How we overengineered DevHuddle and paid the (literal) price.
Engineers engineer. That’s what we do! Sometimes (a lot of times) we are guilty of overengineering. When exploring the first version of how to deploy the architecture for DevHuddle, I (Rob) looked to cloud native technologies to alleviate us from having to manage infrastructure. Oh, and that whole bonus of being able to handle large volumes of traffic right out of the box. Win-Win.
As of this writing, we are hosting DevHuddle on Google Cloud Platform. Google Cloud Functions is one of their serverless offerings. On the surface, it was a great fit for our backend architecture. Where I went wrong, was over-functioning (wordsmithing!) our codebase in an attempt to compartmentalize functionality.

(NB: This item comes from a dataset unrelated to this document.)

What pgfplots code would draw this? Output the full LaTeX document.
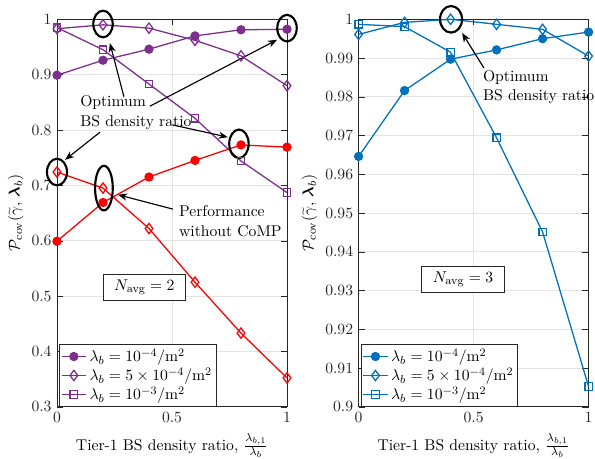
\documentclass[11pt,border=0pt]{standalone}
\usepackage{pgfplots}
\pgfplotsset{compat=1.18}
\usepackage{bm}
\usetikzlibrary{arrows.meta}

\definecolor{mpurple}{rgb}{0.494,0.184,0.556}
\definecolor{mblue}{rgb}{0,0.447,0.741}
\definecolor{axgray}{rgb}{0.15,0.15,0.15}

\tikzset{
  ring/.style={black, line width=1.5pt},
  arr/.style={black, line width=0.8pt, -{Stealth[length=6.5pt, width=5pt]}},
}

\pgfplotsset{
  panel/.style={
    scale only axis,
    width=161pt, height=271.2pt,
    anchor=south west,
    xmin=0, xmax=1,
    xtick={0,0.5,1}, xticklabels={0,0.5,1},
    grid=major,
    major grid style={color=gray!22, line width=0.5pt},
    axis line style={axgray},
    tick style={axgray},
    ticklabel style={text=axgray},
    clip=false,
    xlabel={Tier-1 BS density ratio, $\frac{\lambda_{b,1}}{\lambda_b}$},
    ylabel={$\mathcal{P}_{\rm cov}(\widetilde{\gamma},\, \bm{\lambda}_b)$},
    ylabel style={yshift=-2pt},
    legend cell align=left,
    legend style={draw=axgray, fill=white, font=\normalsize,
      row sep=-1.5pt, inner sep=1pt},
    every axis plot/.append style={line width=0.9pt},
  },
  circ/.style={mark=*, mark size=2.8pt},
  diam/.style={mark=diamond, mark size=3.6pt, mark options={solid, line width=0.9pt}},
  sq/.style={mark=square, mark size=2.6pt, mark options={solid, line width=0.9pt}},
}

\begin{document}
\begin{tikzpicture}
\useasboundingbox (0,0) rectangle (416.5pt,320.6pt);

% ---- N_avg = 2 ----
\begin{axis}[panel, at={(39.9pt,35.9pt)},
  ymin=0.3, ymax=1,
  ytick={0.3,0.4,0.5,0.6,0.7,0.8,0.9,1},
  yticklabels={0.3,0.4,0.5,0.6,0.7,0.8,0.9,1},
  legend style={at={(0.01,0)}, anchor=south west}]
\addplot[mpurple, circ] coordinates {(0,0.899) (0.2,0.926) (0.4,0.946) (0.6,0.970) (0.8,0.981) (1,0.982)};
\addlegendentry{$\lambda_b = 10^{-4}/\mathrm{m}^2$}
\addplot[mpurple, diam] coordinates {(0,0.983) (0.2,0.990) (0.4,0.984) (0.6,0.962) (0.8,0.934) (1,0.880)};
\addlegendentry{$\lambda_b = 5\times10^{-4}/\mathrm{m}^2$}
\addplot[mpurple, sq] coordinates {(0,0.985) (0.2,0.945) (0.4,0.883) (0.6,0.821) (0.8,0.744) (1,0.687)};
\addlegendentry{$\lambda_b = 10^{-3}/\mathrm{m}^2$}
\addplot[red, circ, forget plot] coordinates {(0,0.599) (0.2,0.669) (0.4,0.715) (0.6,0.745) (0.8,0.773) (1,0.769)};
\addplot[red, diam, forget plot] coordinates {(0,0.724) (0.2,0.695) (0.4,0.622) (0.6,0.525) (0.8,0.433) (1,0.352)};

% highlighted operating points
\draw[ring] (axis cs:0.2,0.9915) ellipse [x radius=6.8pt, y radius=9.3pt];
\draw[ring] (axis cs:1,0.984) ellipse [x radius=6.8pt, y radius=9.3pt];
\draw[ring] (axis cs:0.791,0.775) ellipse [x radius=6.8pt, y radius=10pt];
\draw[ring] (axis cs:0,0.724) ellipse [x radius=7pt, y radius=9.3pt];
\draw[ring] (axis cs:0.204,0.695) ellipse [x radius=6.2pt, y radius=15.6pt];

\node[anchor=west, align=left, inner sep=0pt] at (axis cs:0.1,0.8316) {Optimum\\BS density ratio};
\draw[arr] (axis cs:0.291,0.860) -- (axis cs:0.230,0.957);
\draw[arr] (axis cs:0.404,0.843) -- (axis cs:0.957,0.963);
\draw[arr] (axis cs:0.187,0.796) -- (axis cs:0.035,0.746);
\draw[arr] (axis cs:0.504,0.809) -- (axis cs:0.743,0.787);

\node[anchor=west, align=left, inner sep=0pt] at (axis cs:0.530,0.6355) {Performance\\without CoMP};
\draw[arr] (axis cs:0.504,0.657) -- (axis cs:0.265,0.683);

\node[draw=axgray, fill=white, line width=0.6pt, minimum width=58pt, minimum height=18pt]
  at (axis cs:0.380,0.516) {$N_{\rm avg} = 2$};
\end{axis}

% ---- N_avg = 3 ----
\begin{axis}[panel, at={(251pt,35.9pt)},
  ymin=0.9, ymax=1,
  ytick={0.9,0.91,0.92,0.93,0.94,0.95,0.96,0.97,0.98,0.99,1},
  yticklabels={0.9,0.91,0.92,0.93,0.94,0.95,0.96,0.97,0.98,0.99,1},
  legend style={at={(0.01,0)}, anchor=south west}]
\addplot[mblue, circ] coordinates {(0,0.9646) (0.2,0.9816) (0.4,0.9897) (0.6,0.9921) (0.8,0.9950) (1,0.9967)};
\addlegendentry{$\lambda_b = 10^{-4}/\mathrm{m}^2$}
\addplot[mblue, diam] coordinates {(0,0.9961) (0.2,0.9992) (0.4,1.0000) (0.6,0.9987) (0.8,0.9974) (1,0.9905)};
\addlegendentry{$\lambda_b = 5\times10^{-4}/\mathrm{m}^2$}
\addplot[mblue, sq] coordinates {(0,0.9987) (0.2,0.9981) (0.4,0.9915) (0.6,0.9694) (0.8,0.9451) (1,0.9052)};
\addlegendentry{$\lambda_b = 10^{-3}/\mathrm{m}^2$}

\draw[ring] (axis cs:0.402,1.0) ellipse [x radius=7.7pt, y radius=9.3pt];
\draw[arr] (axis cs:0.545,0.98743) -- (axis cs:0.45,0.99646);
\node[anchor=west, align=left, inner sep=0pt] at (axis cs:0.540,0.98253) {Optimum\\BS density ratio};

\node[draw=axgray, fill=white, line width=0.6pt, minimum width=58pt, minimum height=18pt]
  at (axis cs:0.454,0.93283) {$N_{\rm avg} = 3$};
\end{axis}
\end{tikzpicture}
\end{document}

The idea was that each major area of the backend would be its own function. File upload, channels, messages, etc – each one of these would be its own. In the example above, a function exists to handle incoming webhooks from GitHub. This function is completely separate from the function that would handle channel management. If this is starting to sound a touch overengineered, you’re not wrong.
In addition to functional isolation, each function would have its own database. There were some exceptions to this rule. Functions triggered via an event from the message bus (PubSub) that were in the same functional area as their HTTP counterparts could share a database.
The Drawback
Serverless functions can scale to zero – yay! As a fledgling company, we need to save as much precious cash as possible. The downside of scaling to zero is that going back to one comes with a startup time penalty. For most of our functions, that simply wasn’t acceptable. The fix was easy – set the function to scale down to 1. Ship it!

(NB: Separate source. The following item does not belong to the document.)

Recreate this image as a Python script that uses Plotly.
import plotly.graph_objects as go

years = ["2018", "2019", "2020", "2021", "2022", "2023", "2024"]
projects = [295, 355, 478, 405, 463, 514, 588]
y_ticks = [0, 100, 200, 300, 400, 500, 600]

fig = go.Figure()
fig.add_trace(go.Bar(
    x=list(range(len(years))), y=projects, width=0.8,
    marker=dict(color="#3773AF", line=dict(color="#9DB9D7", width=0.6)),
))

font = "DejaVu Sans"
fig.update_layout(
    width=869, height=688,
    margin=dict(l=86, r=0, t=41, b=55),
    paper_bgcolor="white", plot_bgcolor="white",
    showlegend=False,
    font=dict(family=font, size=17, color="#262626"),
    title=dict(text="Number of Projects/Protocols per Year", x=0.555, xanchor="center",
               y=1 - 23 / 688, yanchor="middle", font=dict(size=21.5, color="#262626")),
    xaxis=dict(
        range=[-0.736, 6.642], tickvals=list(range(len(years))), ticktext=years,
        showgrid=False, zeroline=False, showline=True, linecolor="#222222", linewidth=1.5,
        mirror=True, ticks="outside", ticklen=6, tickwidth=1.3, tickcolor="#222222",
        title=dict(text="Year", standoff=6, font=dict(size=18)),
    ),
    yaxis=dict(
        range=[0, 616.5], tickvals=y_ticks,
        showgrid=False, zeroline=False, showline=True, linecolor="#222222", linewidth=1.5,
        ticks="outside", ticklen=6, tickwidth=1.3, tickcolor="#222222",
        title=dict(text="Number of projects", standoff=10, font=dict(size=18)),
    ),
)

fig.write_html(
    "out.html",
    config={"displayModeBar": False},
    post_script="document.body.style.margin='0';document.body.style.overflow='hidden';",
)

The easy fix turned into an expensive fix…to the tune of a 300% increase in our next month’s invoice.

At this point, it was time to rethink compartmentalizing all of our functionality. Take our overengineered masterpiece and simplify it to something…well, simpler!
The Solution
Thankfully our solution was relatively simple – collapse all of the functions which handle HTTP events into a singular function. Note how I said simple, not easy! Getting all of the database code consolidated was an exercise in patience.
Looking forward, I think the most cost effective solution will be to spin up instances that sit behind Managed Instance Groups….but that means managing servers. Gross. 🤮Kicking the can down the road on that problem. For now, we need to go get some more users on the platform!